BANGKOK: Thai Prime Minister Yingluck Shinawatra on Tuesday refused demands by anti-government protesters to resign ahead of upcoming elections, urging them to abandon their “people’s revolution.”
Bangkok has been shaken by more than a month of mass opposition rallies aimed at ousting Yingluck and ridding the kingdom of the influence of her older brother, deposed former leader Thaksin.
Around 140,000 people were estimated to have gathered in Bangkok on Monday, calling for the elected government to step down. The protesters are a loosely allied group united by their animosity towards Thaksin, a billionaire tycoon-turned-politician who was overthrown in a military coup seven years ago but is widely thought to control the government from abroad.
Yingluck, who called an early election on Monday in an effort to calm the political turmoil, said her cabinet was legally bound to act as an interim government until the polls are held.
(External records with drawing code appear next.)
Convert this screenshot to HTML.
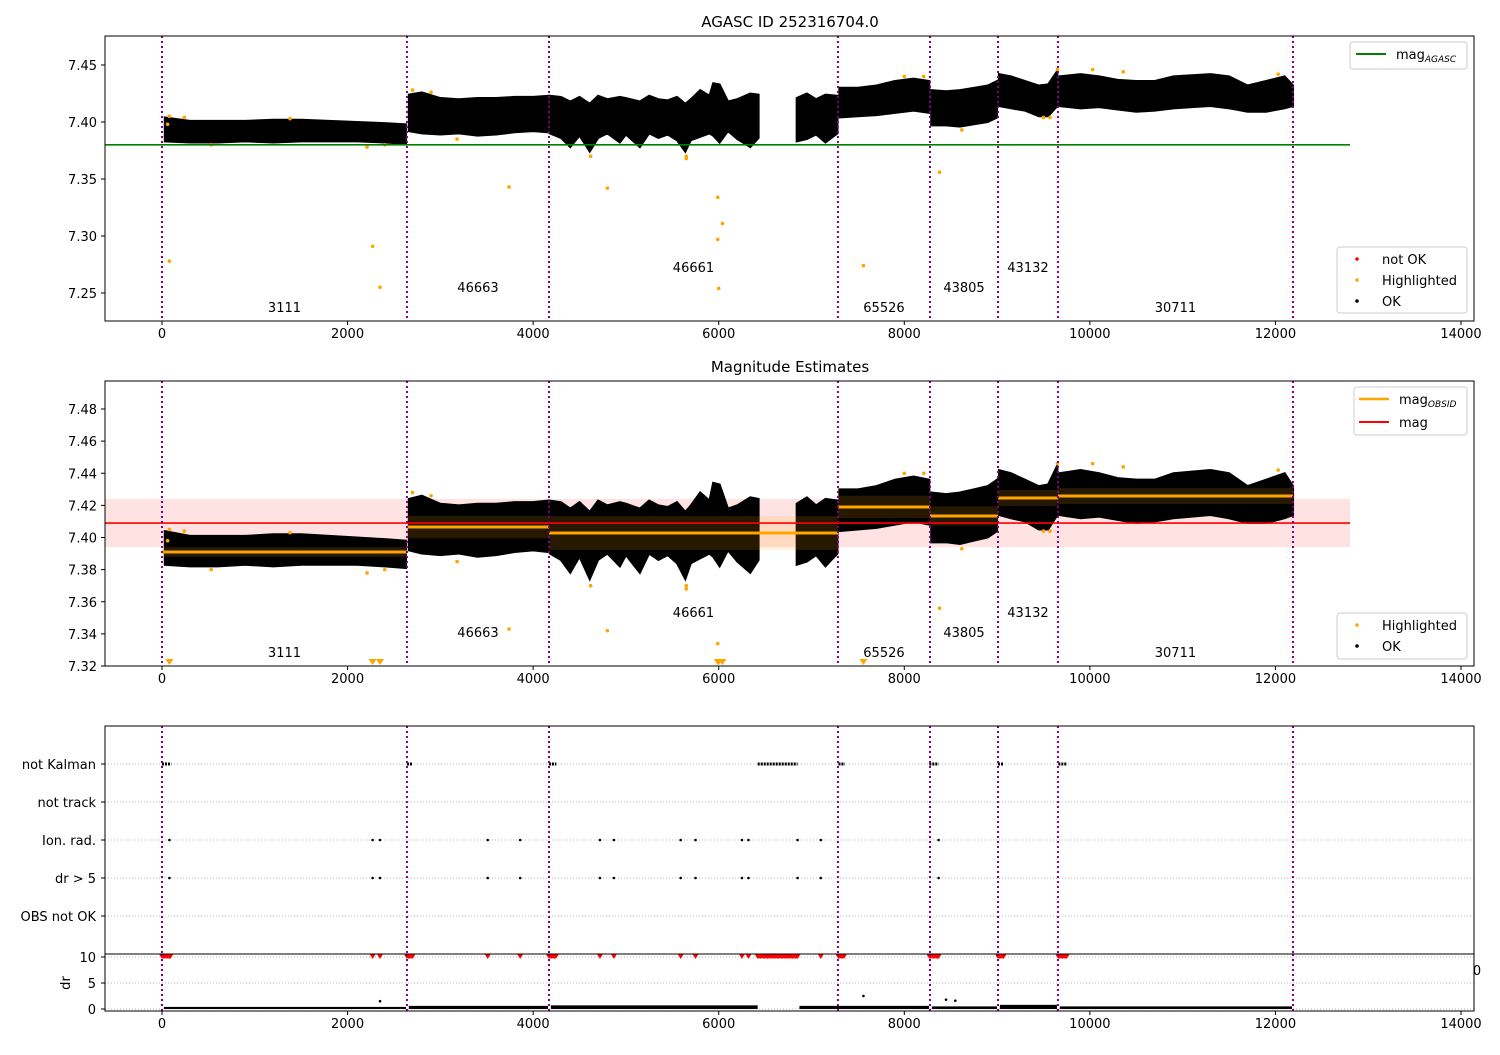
<!DOCTYPE html>
<html><head><meta charset="utf-8"><style>
html,body{margin:0;padding:0;background:#fff}
svg{font-family:"DejaVu Sans","Liberation Sans",sans-serif}
</style></head><body>
<svg id="c" width="1500" height="1050" viewBox="0 0 1500 1050" xmlns="http://www.w3.org/2000/svg" data-name="chart" data-interactable="false"></svg>
<script>
// ---- data ----
const segT=[[30,300,600,900,1200,1500,1800,2100,2400,2630],[2660,2800,3000,3200,3400,3600,3800,4000,4160],
[4180,4300,4400,4500,4610,4700,4800,4935,5000,5150,5250,5350,5450,5550,5640,5700,5800,5900,5940,6010,6100,6200,6340,6430],
[6840,6950,7050,7150,7280],[7300,7500,7700,7900,8100,8270],[8290,8450,8600,8750,8900,9000],[9020,9150,9300,9450,9550,9650],
[9670,9900,10100,10300,10500,10700,10900,11100,11300,11500,11700,11900,12100,12190]];
const segHi=[[7.404,7.401,7.401,7.401,7.402,7.402,7.401,7.400,7.399,7.398],[7.424,7.426,7.421,7.420,7.421,7.421,7.422,7.422,7.423],
[7.423,7.422,7.418,7.422,7.416,7.423,7.420,7.422,7.421,7.418,7.423,7.420,7.419,7.422,7.416,7.420,7.428,7.423,7.434,7.433,7.418,7.420,7.425,7.424],
[7.421,7.425,7.420,7.424,7.423],[7.430,7.430,7.432,7.436,7.438,7.436],[7.428,7.427,7.428,7.430,7.432,7.436],[7.442,7.440,7.436,7.432,7.433,7.445],
[7.440,7.442,7.440,7.437,7.436,7.436,7.440,7.441,7.442,7.440,7.432,7.436,7.440,7.432]];
const segLo=[[7.383,7.382,7.382,7.383,7.382,7.383,7.383,7.383,7.382,7.381],[7.392,7.390,7.389,7.390,7.388,7.389,7.391,7.392,7.391],
[7.390,7.386,7.378,7.388,7.374,7.386,7.390,7.382,7.389,7.378,7.390,7.386,7.389,7.384,7.374,7.384,7.387,7.390,7.388,7.382,7.392,7.385,7.378,7.386],
[7.383,7.385,7.389,7.382,7.390],[7.404,7.405,7.406,7.408,7.410,7.408],[7.397,7.397,7.396,7.398,7.400,7.404],[7.414,7.412,7.410,7.405,7.405,7.414],
[7.414,7.412,7.413,7.411,7.409,7.410,7.412,7.413,7.414,7.412,7.409,7.409,7.412,7.414]];
const obsBounds=[0,2640,4171,7285,8277,9010,9656,12189];
const obsIds=["3111","46663","46661","65526","43805","43132","30711"];
const obsStart=[0,2640,4171,7285,8277,9010,9656];
const obsEnd=[2640,4171,7285,8277,9010,9656,12189];
const obsMag=[7.391,7.4065,7.4028,7.419,7.4134,7.4246,7.4258];
const obsErr=[0.003,0.007,0.0105,0.007,0.006,0.005,0.005];
const magMean=7.409, magErr=0.015, magAgasc=7.380;
const hlT=[80,80,60,2270,2350,3740,4800,5990,6040,5990,6000,7560,8380,8620,5650,5650,4620,3180,2900,2700,8210,8000,9500,9570,9650,10030,10360,12030,530,2210,2400,1380,240];
const hlM=[7.405,7.278,7.398,7.291,7.255,7.343,7.342,7.334,7.311,7.297,7.254,7.274,7.356,7.393,7.370,7.368,7.370,7.385,7.426,7.428,7.440,7.440,7.404,7.404,7.446,7.446,7.444,7.442,7.380,7.378,7.380,7.403,7.404];
const kalmanRanges=[[0,100],[2640,2700],[4170,4250],[6420,6850],[7290,7360],[8270,8370],[9010,9070],[9660,9750]];
const ionT=[80,2270,2350,3510,3860,4720,4870,5590,5750,6250,6320,6850,7100,8370];
const drSegLo=[0,0,0,0,0,0,0,0];
const drSegHi=[0.4,0.6,0.7,0.6,0.5,0.8,0.5,0.6];
const drSpikeT=[2350,7560,8450,8550];
const drSpikeV=[1.5,2.5,1.8,1.6];
const xTicks=[0,2000,4000,6000,8000,10000,12000,14000];
const y1Ticks=[7.25,7.30,7.35,7.40,7.45];
const y2Ticks=[7.32,7.34,7.36,7.38,7.40,7.42,7.44,7.46,7.48];
const flagRows=["not Kalman","not track","Ion. rad.","dr > 5","OBS not OK"];

// ---- scales ----
const L=105,R=1474;
const xs=t=>162+t*0.092786;
const y1=m=>65+(7.45-m)*1140;
const y2=m=>409+(7.48-m)*1606.25;
const fy=i=>764+i*38;
const yd=v=>1009-v*5.2;
const svg=document.getElementById('c');
const NS='http://www.w3.org/2000/svg';
function el(tag,attrs,parent){const e=document.createElementNS(NS,tag);for(const k in attrs)e.setAttribute(k,attrs[k]);(parent||svg).appendChild(e);return e;}
function txt(x,y,s,anchor,size,parent){const e=el('text',{x:x,y:y,'text-anchor':anchor||'middle','font-size':size||13,fill:'#000'},parent);e.textContent=s;return e;}

// clip paths
const defs=el('defs',{});
[[36,285,'c1'],[381,285,'c2'],[726,285,'c3']].forEach(([t,h,id])=>{const cp=el('clipPath',{id:id},defs);el('rect',{x:L,y:t,width:R-L,height:h},cp);});

function xAxis(yb,name){
  const g=el('g',{});
  g.setAttribute('data-name',name);
  g.setAttribute('data-interactable','false');
  xTicks.forEach(t=>{el('line',{x1:xs(t),x2:xs(t),y1:yb,y2:yb+4,stroke:'#000'},g);txt(xs(t),yb+17,String(t),'middle',13,g);});
}
function vlines(top,bot,g){obsBounds.forEach(t=>{el('line',{x1:xs(t),x2:xs(t),y1:top,y2:bot,stroke:'purple','stroke-width':2,'stroke-dasharray':'2,3'},g);});}
function band(ys,g){
  segT.forEach((ts,i)=>{
    let p=ts.map((t,j)=>xs(t)+','+ys(segHi[i][j]));
    for(let j=ts.length-1;j>=0;j--)p.push(xs(ts[j])+','+ys(segLo[i][j]));
    const e=el('polygon',{points:p.join(' '),fill:'#000',stroke:'#000','stroke-width':2},g);
    e.setAttribute('data-name','ok-points-band');
    e.setAttribute('data-interactable','false');
  });
}
function labels(g,base){
  const off=[0,-20,-40,0,-20,-40,0];
  obsIds.forEach((s,i)=>{const t=(obsStart[i]+obsEnd[i])/2;txt(xs(t),base+off[i],s,'middle',13,g);});
}

// ---- Panel 1 ----
txt(790,27,'AGASC ID 252316704.0','middle',15).setAttribute('data-name','title');
let g1=el('g',{'clip-path':'url(#c1)'});
g1.setAttribute('data-name','agasc-panel');
g1.setAttribute('data-interactable','false');
band(y1,g1);
hlT.forEach((t,i)=>{const c=el('circle',{cx:xs(t),cy:y1(hlM[i]),r:1.8,fill:'orange'},g1);c.setAttribute('data-name','highlighted-point');c.setAttribute('data-interactable','false');});
el('line',{x1:L,x2:1350,y1:y1(magAgasc),y2:y1(magAgasc),stroke:'green','stroke-width':1.6},g1).setAttribute('data-name','mag-agasc-line');
vlines(36,321,g1);
labels(g1,312);
el('rect',{x:L,y:36,width:R-L,height:285,fill:'none',stroke:'#000'});
y1Ticks.forEach(m=>{el('line',{x1:L-4,x2:L,y1:y1(m),y2:y1(m),stroke:'#000'});txt(L-8,y1(m)+5,m.toFixed(2),'end');});
xAxis(321,'x-axis-top');
// legends panel1
let lg=el('g',{});lg.setAttribute('data-name','legend-agasc');lg.setAttribute('data-interactable','false');
el('rect',{x:1350,y:42,width:117,height:27,rx:3,fill:'#fff',stroke:'#ccc'},lg);
el('line',{x1:1356,x2:1386,y1:54,y2:54,stroke:'green','stroke-width':2},lg);
let t1=txt(1396,59,'mag','start',13,lg);const ts1=el('tspan',{'font-size':9,dy:3,'font-style':'italic'},t1);ts1.textContent='AGASC';
let lg2=el('g',{});lg2.setAttribute('data-name','legend-status');lg2.setAttribute('data-interactable','false');
el('rect',{x:1337,y:247,width:130,height:66,rx:3,fill:'#fff',stroke:'#ccc'},lg2);
[['red','not OK',259],['orange','Highlighted',280],['#000','OK',301]].forEach(([c,s,y])=>{el('circle',{cx:1357,cy:y,r:1.8,fill:c},lg2);txt(1382,y+5,s,'start',13,lg2);});

// ---- Panel 2 ----
txt(790,372,'Magnitude Estimates','middle',15).setAttribute('data-name','subtitle');
let g2=el('g',{'clip-path':'url(#c2)'});
g2.setAttribute('data-name','estimates-panel');
g2.setAttribute('data-interactable','false');
el('rect',{x:L,y:y2(magMean+magErr),width:1350-L,height:y2(magMean-magErr)-y2(magMean+magErr),fill:'rgba(255,0,0,0.11)'},g2).setAttribute('data-name','mag-error-band');
band(y2,g2);
obsMag.forEach((m,i)=>{el('rect',{x:xs(obsStart[i]),y:y2(m+obsErr[i]),width:xs(obsEnd[i])-xs(obsStart[i]),height:y2(m-obsErr[i])-y2(m+obsErr[i]),fill:'rgba(255,165,0,0.15)'},g2);});
obsMag.forEach((m,i)=>{const e=el('line',{x1:xs(obsStart[i]),x2:xs(obsEnd[i]),y1:y2(m),y2:y2(m),stroke:'orange','stroke-width':3},g2);e.setAttribute('data-name','mag-obsid-line');e.setAttribute('data-interactable','false');});
el('line',{x1:L,x2:1350,y1:y2(magMean),y2:y2(magMean),stroke:'red','stroke-width':1.6},g2).setAttribute('data-name','mag-line');
hlT.forEach((t,i)=>{const m=hlM[i];if(m<7.321){const x=xs(t),y=663;el('polygon',{points:`${x-4},${y-4} ${x+4},${y-4} ${x},${y+2}`,fill:'orange'},g2);}else el('circle',{cx:xs(t),cy:y2(m),r:1.8,fill:'orange'},g2);});
vlines(381,666,g2);
labels(g2,657);
el('rect',{x:L,y:381,width:R-L,height:285,fill:'none',stroke:'#000'});
y2Ticks.forEach(m=>{el('line',{x1:L-4,x2:L,y1:y2(m),y2:y2(m),stroke:'#000'});txt(L-8,y2(m)+5,m.toFixed(2),'end');});
xAxis(666,'x-axis-middle');
let lg3=el('g',{});lg3.setAttribute('data-name','legend-estimates');lg3.setAttribute('data-interactable','false');
el('rect',{x:1354,y:387,width:113,height:48,rx:3,fill:'#fff',stroke:'#ccc'},lg3);
el('line',{x1:1359,x2:1389,y1:399,y2:399,stroke:'orange','stroke-width':2.5},lg3);
let t3=txt(1399,404,'mag','start',13,lg3);const ts3=el('tspan',{'font-size':9,dy:3,'font-style':'italic'},t3);ts3.textContent='OBSID';
el('line',{x1:1359,x2:1389,y1:422,y2:422,stroke:'red','stroke-width':2},lg3);
txt(1399,427,'mag','start',13,lg3);
let lg4=el('g',{});lg4.setAttribute('data-name','legend-status-2');lg4.setAttribute('data-interactable','false');
el('rect',{x:1337,y:613,width:130,height:46,rx:3,fill:'#fff',stroke:'#ccc'},lg4);
[['orange','Highlighted',625],['#000','OK',646]].forEach(([c,s,y])=>{el('circle',{cx:1357,cy:y,r:1.8,fill:c},lg4);txt(1382,y+5,s,'start',13,lg4);});

// ---- Panel 3 flags ----
let g3=el('g',{});g3.setAttribute('data-name','flags-panel');g3.setAttribute('data-interactable','false');
flagRows.forEach((s,i)=>{el('line',{x1:L,x2:R,y1:fy(i),y2:fy(i),stroke:'#bbb','stroke-dasharray':'1,2'},g3);el('line',{x1:L-4,x2:L,y1:fy(i),y2:fy(i),stroke:'#000'},g3);txt(L-9,fy(i)+5,s,'end',13,g3);});
kalmanRanges.forEach(([a,b])=>{el('line',{x1:xs(a),x2:xs(b),y1:fy(0),y2:fy(0),stroke:'#000','stroke-width':3,'stroke-dasharray':'2,1'},g3);});
ionT.forEach(t=>{el('circle',{cx:xs(t),cy:fy(2),r:1.3,fill:'#000'},g3);el('circle',{cx:xs(t),cy:fy(3),r:1.3,fill:'#000'},g3);});
vlines(726,954,g3);
el('rect',{x:L,y:726,width:R-L,height:228,fill:'none',stroke:'#000'});
txt(1477,975,'0','middle',13);

// ---- Panel 4 dr ----
let g4=el('g',{});g4.setAttribute('data-name','dr-panel');g4.setAttribute('data-interactable','false');
[0,5,10].forEach(v=>{el('line',{x1:L,x2:R,y1:yd(v),y2:yd(v),stroke:'#bbb','stroke-dasharray':'1,2'},g4);el('line',{x1:L-4,x2:L,y1:yd(v),y2:yd(v),stroke:'#000'},g4);txt(L-9,yd(v)+5,String(v),'end',13,g4);});
const tr=(x,y)=>`${x-3},${y-3} ${x+3},${y-3} ${x},${y+2}`;
kalmanRanges.forEach(([a,b])=>{for(let t=a;t<=b;t+=15)el('polygon',{points:tr(xs(t),yd(10)),fill:'red'},g4);});
ionT.forEach(t=>el('polygon',{points:tr(xs(t),yd(10)),fill:'red'},g4));
obsStart.forEach((a,i)=>{const s=(i==3?6850:a)+20;const e=(i==2?6430:obsEnd[i])-10;el('rect',{x:xs(s),y:yd(drSegHi[i]),width:xs(e)-xs(s),height:yd(drSegLo[i])-yd(drSegHi[i]),fill:'#000'},g4);});
drSpikeT.forEach((t,i)=>el('circle',{cx:xs(t),cy:yd(drSpikeV[i]),r:1.3,fill:'#000'},g4));
vlines(954,1011,g4);
el('rect',{x:L,y:954,width:R-L,height:57,fill:'none',stroke:'#000'});
const yl=txt(70,983,'dr','middle',13);yl.setAttribute('transform','rotate(-90 70 983)');yl.setAttribute('data-name','dr-axis-title');
xAxis(1011,'x-axis-bottom');
</script>
</body></html>
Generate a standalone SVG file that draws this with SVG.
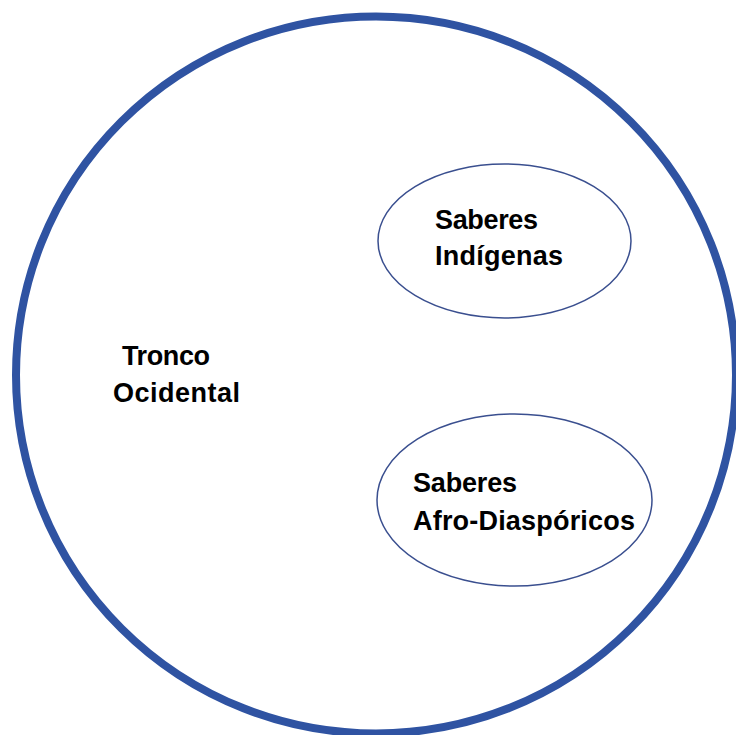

“I would like the protesters to stop and to use the electoral system to choose who will become the next government,” she told reporters after a cabinet meeting early Tuesday. A visibly emotional Yingluck—who said she had not discussed with party colleagues whether she would run in the February 2 election—reacted angrily to protesters’ calls that her family be removed from Thailand.
“I have retreated as far as I can—give me some fairness,” she said.
Rally leader Suthep Thaugsuban has rejected elections and vowed to set up a parallel government that would suspend the democratic system in Thailand and redraw its constitution. He issued an ultimatum late Monday calling on Yingluck and her colleagues to resign from the caretaker government.
Huge crowds converged on the government headquarters on Monday in one of the largest turnouts since the protests began, bringing with them a caravan of food stalls and vendors of a wide variety of protest paraphernalia—from T-shirts to tiaras.
Numbers had dwindled dramatically overnight after Bangkok-based protesters returned to their homes to sleep.
Thaksin is loathed by many in the royalist elite and Bangkok middle class, but loved among the working classes and those in his rural northeastern heartland. His overthrow in 2006 by generals loyal to the king ushered in years of political turmoil and rival street protests by the royalist “Yellow Shirts” and Thaksin’s supporters, known as the “Red Shirts.”
Pro-Thaksin parties have won every election in more than a decade, but all governments linked to the divisive former premier since 2006 have been cut short by military or judicial intervention without serving a full term.
Observers have raised fears that if another Thaksin-allied government is forcibly removed it could trigger a fresh round of violence in the politically turbulent nation.
Yingluck’s ruling Puea Thai Party is widely expected to win the upcoming vote, bolstered by Thaksin’s enduring popularity.
The opposition Democrat Party—whose MPs resigned en masse Sunday because they could not achieve anything in parliament—has not won an elected majority in about two decades.
Democrat Party officials said Monday they had not yet decided whether to take part in the upcoming election. Tensions remain high after several days of street clashes last week when police used tear gas, water cannon and rubber bullets against rock-throwing demonstrators.
The unrest has left five people dead and more than 200 injured. Authorities have said they would try to avoid fresh confrontation.
The demonstrations were triggered by an amnesty bill, since dropped by Yingluck’s ruling party, which opponents feared would have cleared the way for Thaksin’s return.
The former premier went into exile in 2008 to avoid jail for a corruption conviction which he says was politically motivated.